GENELKURMAY BAŞKANINA MÜEBBET
Kararda, emekli Tuğgeneral Veli Küçük 2 kez ağırlaştırılmış müebbet ve 99 yıl hapis, Tuncay Özkan "darbeye teşebbüs suçundan" ağırlaştırılmış müebbet ve diğer suçlardan 22 yıl 6 ay hapis, eski Genelkurmay Başkanı Orgeneral İlker Başbuğ müebbet, Vatan Partisi Genel Başkanı Doğu Perinçek ağırlaştırılmış müebbet hapis cezasına çarptırılmıştı.
Emekli Orgeneral Hurşit Tolon müebbet, Danıştay saldırısının faili Alpaslan Arslan 2 kez ağırlaştırılmış müebbet, avukat Kemal Kerinçsiz ağırlaştırılmış müebbet hapis cezası almıştı. Mahkeme, Mehmet Haberal'ı 12 yıl 6 ay, Mustafa Balbay'ı 34 yıl 8 ay, Sinan Aygün'ü 13 yıl 6 ay hapis cezasına mahkum etmiş, diğer sanıklara da çeşitli cezalar vermişti.
AYM KARARINDAN SONRA TAHLİYE
Bazı sanıklar, Ergenekon davasına bakan, kapatılan özel yetkili İstanbul 13. Ağır Ceza Mahkemesi'nin gerekçeli kararı yazmasının 7 ay sürmesi nedeniyle Anayasa Mahkemesi'ne bireysel başvuruda bulunmuş, Yüksek Mahkeme sanıkların haklarının ihlal edildiğine karar vermişti. Anayasa Mahkemesinin ihlal kararı üzerine, kaldırılan İstanbul 13. Ağır Ceza Mahkemesi yerine başvuruları inceleyen nöbetçi mahkemeler sanıkları tahliye etmişti.

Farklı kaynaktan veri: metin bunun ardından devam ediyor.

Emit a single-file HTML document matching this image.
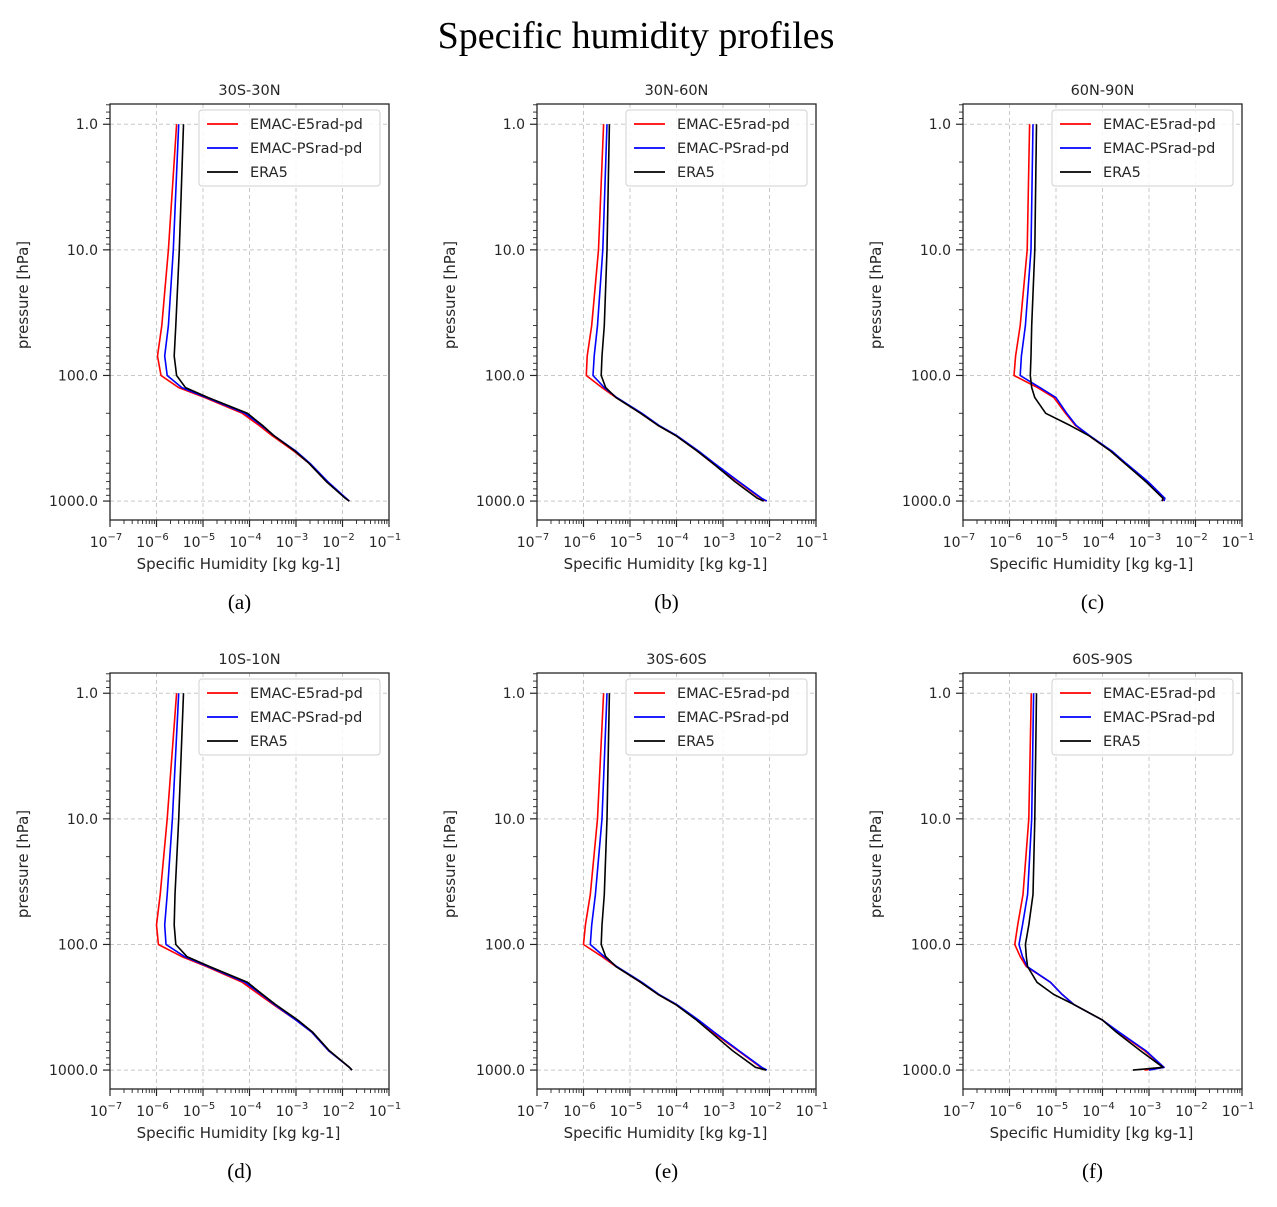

İstanbul 13. Ağır Ceza Mahkemesinin 16 bin 600 sayfadan oluşan gerekçeli kararının taraflara tebliğ edilmesinin ardından dosya, Yargıtay Cumhuriyet Başsavcılığına gönderilmişti. Başsavcılığın tebliğnamesinde, esasa girilmeden "usul" yönünden bozma istenmişti.